If you change your mind about owning the CONTRACT, you can cancel it within
10 days after receiving it (or whatever period is required in your state). When
you CANCEL the CONTRACT within this time period, Great American Reserve will not
assess a contingent deferred sales charge. On the day we receive your request we
will return the value of your CONTRACT. In some states, we may be required to
refund your PURCHASE PAYMENT. If you have purchased the CONTRACT as an IRA, we
are required to give you back your PURCHASE PAYMENT if you decide to cancel your
CONTRACT within 10 days after receiving it (or whatever period is required in
your state).
Once we receive your PURCHASE PAYMENT and the necessary information, we will
issue your CONTRACT and allocate your first PURCHASE PAYMENT within 2 business
days. If you do not provide us all of the information needed, we will contact
you. If for some reason we are unable to complete this process within 5 business
days, we will either send back your money or get your permission to keep it
until we get all of the necessary information. If you add more money to your
CONTRACT by making additional PURCHASE PAYMENTS, we will credit these amounts to
your CONTRACT within one business day. Our business day closes when the New York
Stock Exchange closes, usually 4:00 P.M. Eastern time.
ACCUMULATION UNITS
The ACCUMULATION UNIT value for each account was arbitrarily set initially at
$10.00. The value of the variable annuity portion of your CONTRACT will increase
or decrease depending upon the investment performance of the INVESTMENT
PORTFOLIO(S) you choose. In order to keep track of the value of your CONTRACT,
we use a unit of measure we call an ACCUMULATION UNIT. (An ACCUMULATION UNIT
works like a share of a mutual fund.) During the INCOME PHASE of the CONTRACT we
call the unit an ANNUITY UNIT.
Every day we determine the value of an ACCUMULATION UNIT for each of the
INVESTMENT PORTFOLIOS by multiplying the ACCUMULATION UNIT value for the
previous period by a factor for the current period. The factor is determined by:
1. dividing the value of an INVESTMENT PORTFOLIO share at the end of the
current period (and any charges for taxes) by the value of an INVESTMENT
PORTFOLIO share for the previous period; and
2. subtracting the daily amount of the insurance charges.

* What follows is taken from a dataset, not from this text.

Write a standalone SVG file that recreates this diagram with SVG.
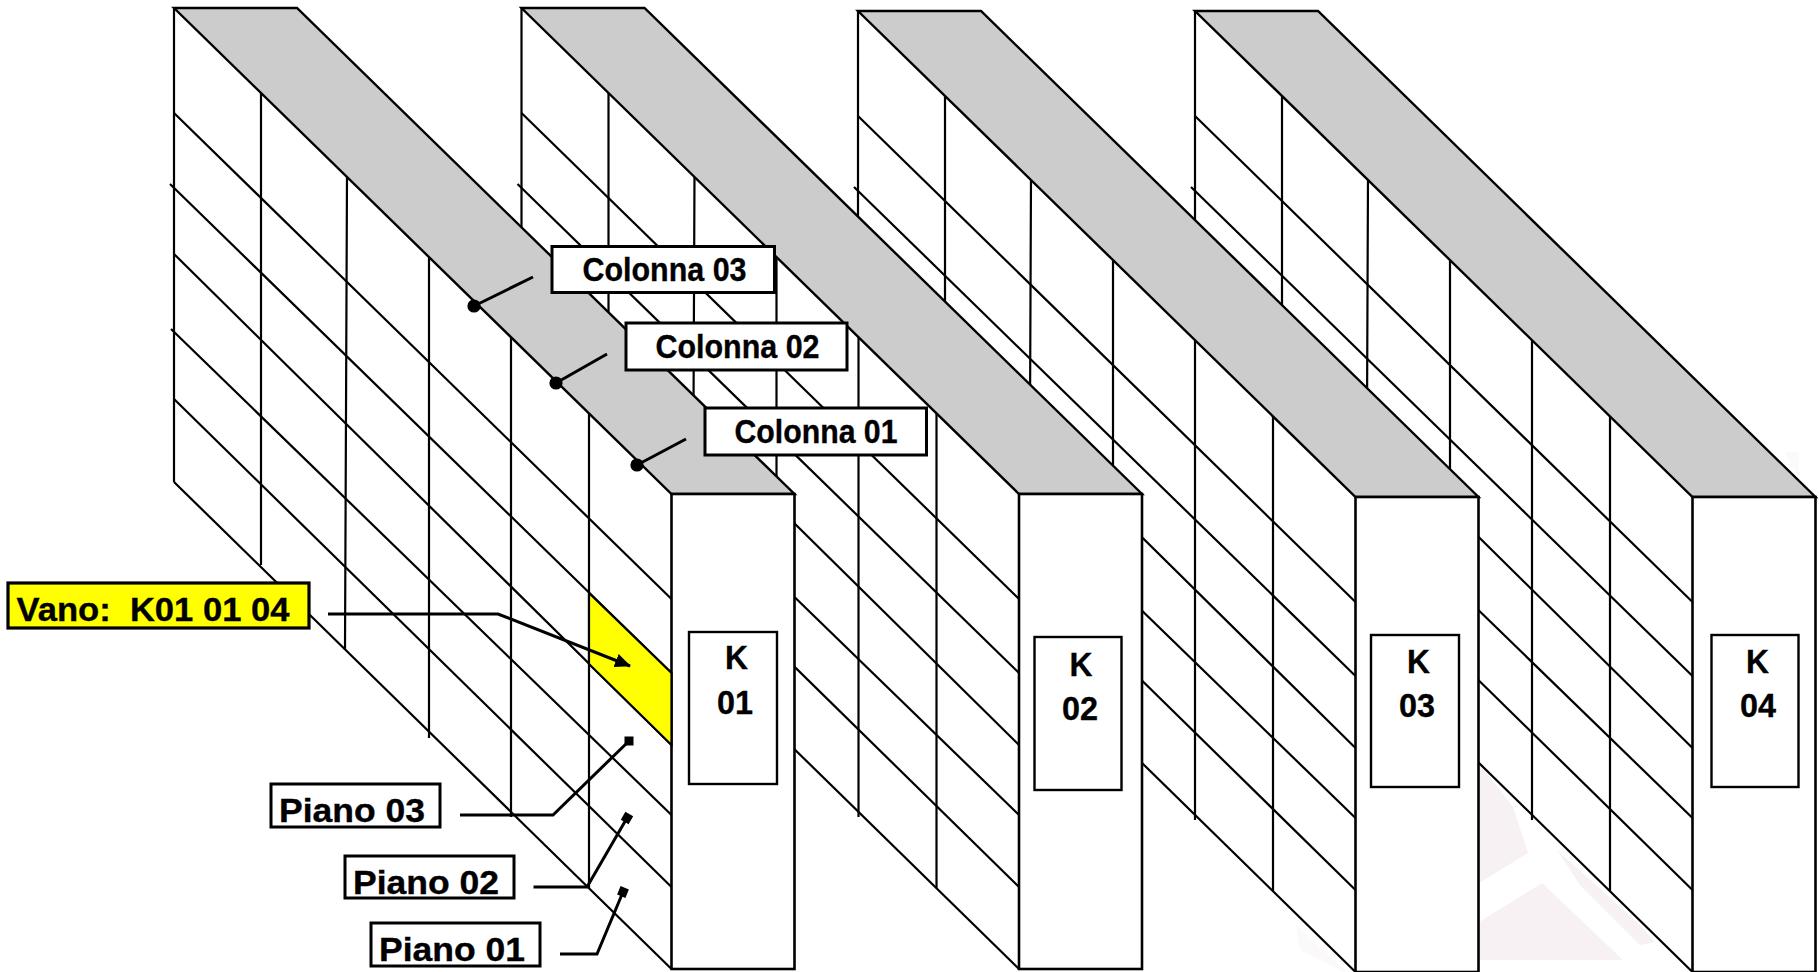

The value of an ACCUMULATION UNIT may go up or down from day to day.
When you make a PURCHASE PAYMENT, we credit your CONTRACT with ACCUMULATION
UNITS. The number of ACCUMULATION UNITS credited is determined by dividing the
amount of the PURCHASE PAYMENT allocated to an INVESTMENT PORTFOLIO by the value
of the ACCUMULATION UNIT for that INVESTMENT PORTFOLIO.
We calculate the value of an ACCUMULATION UNIT for each INVESTMENT PORTFOLIO
after the New York Stock Exchange closes each day and then credit your CONTRACT.
EXAMPLE:
On Wednesday we receive an additional PURCHASE PAYMENT of $4,000 from you.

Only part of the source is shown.